By Lucas Masin-Moyer
@datainindiana
Much of President Donald Trump’s campaign for the nation’s highest office was based upon undoing the policies and programs that had been enacted by President Barack Obama. The domestic legacy left by President Obama can be divided into four major policy areas — economic, debt and deficit reduction, immigration and healthcare.
In the wake of the financial crisis of 2007-08, Obama was faced with a market hemorrhaging jobs, with the unemployment rate reaching double digits in mid 2009. By the beginning of Obama’s second term, economic growth had picked up and unemployment continued to fall, reaching 4.8% in the last month of his presidency.

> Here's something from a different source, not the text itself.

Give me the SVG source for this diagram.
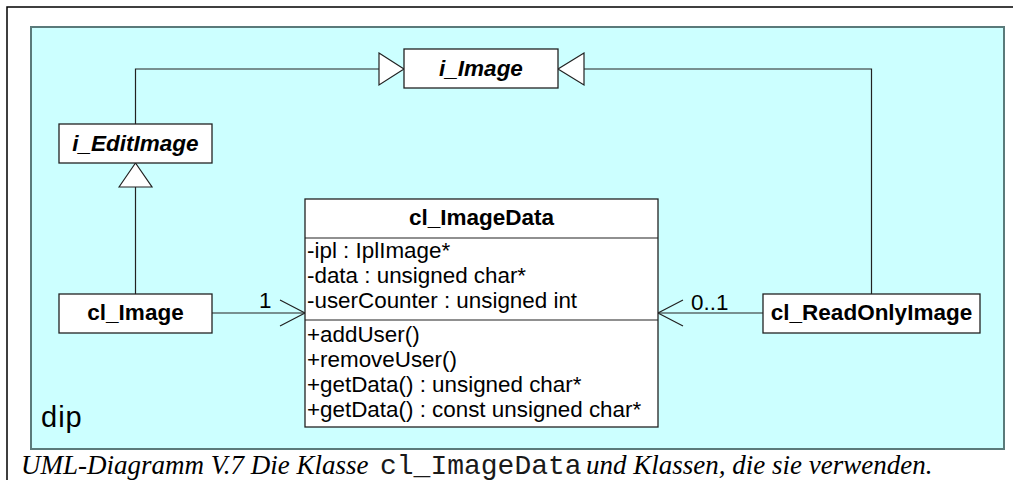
<svg xmlns="http://www.w3.org/2000/svg" width="1013" height="480" viewBox="0 0 1013 480">
  <style>
    .box { fill: #ffffff; stroke: #222222; stroke-width: 1.3; }
    .line { fill: none; stroke: #222222; stroke-width: 1.2; }
    .tri { fill: #ffffff; stroke: #222222; stroke-width: 1.2; }
    .bold { font-family: "Liberation Sans", Arial, sans-serif; font-size: 22.5px; font-weight: bold; fill: #000000; }
    .it { font-style: italic; }
    .reg { font-family: "Liberation Sans", Arial, sans-serif; font-size: 22.4px; fill: #000000; }
    .pkg { font-family: "Liberation Sans", Arial, sans-serif; font-size: 29px; letter-spacing: 1px; fill: #000000; }
    .cap { font-family: "Liberation Serif", "Times New Roman", serif; font-size: 27px; font-style: italic; fill: #000000; }
    .mono { font-family: "Liberation Mono", "Courier New", monospace; font-size: 28px; fill: #1a1a1a; }
  </style>
  <rect x="0" y="0" width="1013" height="480" fill="#ffffff"/>
  <path d="M7,480 V7 H1013" fill="none" stroke="#000000" stroke-width="1.5"/>
  <g id="package-dip">
    <rect x="31" y="27" width="973" height="422" fill="#CCFFFF" stroke="#5a7a7a" stroke-width="2"/>
    <text class="pkg" x="41" y="427">dip</text>
  </g>
  <g id="connectors">
    <polyline class="line" points="135.5,124 135.5,69 379,69"/>
    <polygon class="tri" points="379,53 404,69 379,85"/>
    <polyline class="line" points="871.5,294 871.5,69 584,69"/>
    <polygon class="tri" points="584,53 558,69 584,85"/>
    <line class="line" x1="135.5" y1="294" x2="135.5" y2="187"/>
    <polygon class="tri" points="119,187 135.5,163 152,187"/>
    <line class="line" x1="212" y1="313" x2="305" y2="313"/>
    <polyline class="line" points="280,300 305,313 280,326"/>
    <text class="reg" x="259" y="308">1</text>
    <line class="line" x1="763" y1="313" x2="658" y2="313"/>
    <polyline class="line" points="683,300 658,313 683,326"/>
    <text class="reg" x="691" y="310">0..1</text>
  </g>
  <g id="i_Image">
    <rect class="box" x="404" y="49" width="154" height="39"/>
    <text class="bold it" x="481" y="76" text-anchor="middle">i_Image</text>
  </g>
  <g id="i_EditImage">
    <rect class="box" x="59" y="124" width="153" height="39"/>
    <text class="bold it" x="135.5" y="151" text-anchor="middle">i_EditImage</text>
  </g>
  <g id="cl_Image">
    <rect class="box" x="59" y="294" width="153" height="39"/>
    <text class="bold" x="135.5" y="320" text-anchor="middle">cl_Image</text>
  </g>
  <g id="cl_ReadOnlyImage">
    <rect class="box" x="763" y="294" width="217" height="39"/>
    <text class="bold" x="871.5" y="320" text-anchor="middle">cl_ReadOnlyImage</text>
  </g>
  <g id="cl_ImageData">
    <rect class="box" x="305" y="199" width="353" height="228"/>
    <line class="line" x1="305" y1="238" x2="658" y2="238"/>
    <line class="line" x1="305" y1="320" x2="658" y2="320"/>
    <text class="bold" x="481.5" y="225" text-anchor="middle">cl_ImageData</text>
    <text class="reg" x="307" y="258">-ipl : IplImage*</text>
    <text class="reg" x="307" y="283">-data : unsigned char*</text>
    <text class="reg" x="307" y="308">-userCounter : unsigned int</text>
    <text class="reg" x="307" y="342">+addUser()</text>
    <text class="reg" x="307" y="367">+removeUser()</text>
    <text class="reg" x="307" y="392">+getData() : unsigned char*</text>
    <text class="reg" x="307" y="417">+getData() : const unsigned char*</text>
  </g>
  <g id="caption">
    <text class="cap" x="21" y="474">UML-Diagramm V.7 Die Klasse</text>
    <text class="mono" x="380" y="474">cl_ImageData</text>
    <text class="cap" x="586" y="474">und Klassen, die sie verwenden.</text>
  </g>
</svg>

While some of the spending Obama used to try and stimulate the economy increased the deficit early on, by the end of his presidency, the deficit had shrunk dramatically.
With Congress’ recent failure to institute a new healthcare policy meaning that Obama’s Affordable Care Act (“Obamacare”) will stay the law of the land, perhaps the most enduring legacy of the Obama years will center around healthcare policy. Since Obama assumed office, as a result of the law, despite rising costs, the uninsured rate in the United States has dropped from 16.2 percent to 8.8 percent.
Where Obama and President may have overlapped most in policy is, in contrary to political rhetoric, immigration policy. While Trump’s claims to “build a wall” were far more dramatic than any Obama administration statements on immigration policy, the administration deported more immigrants than any other in American history.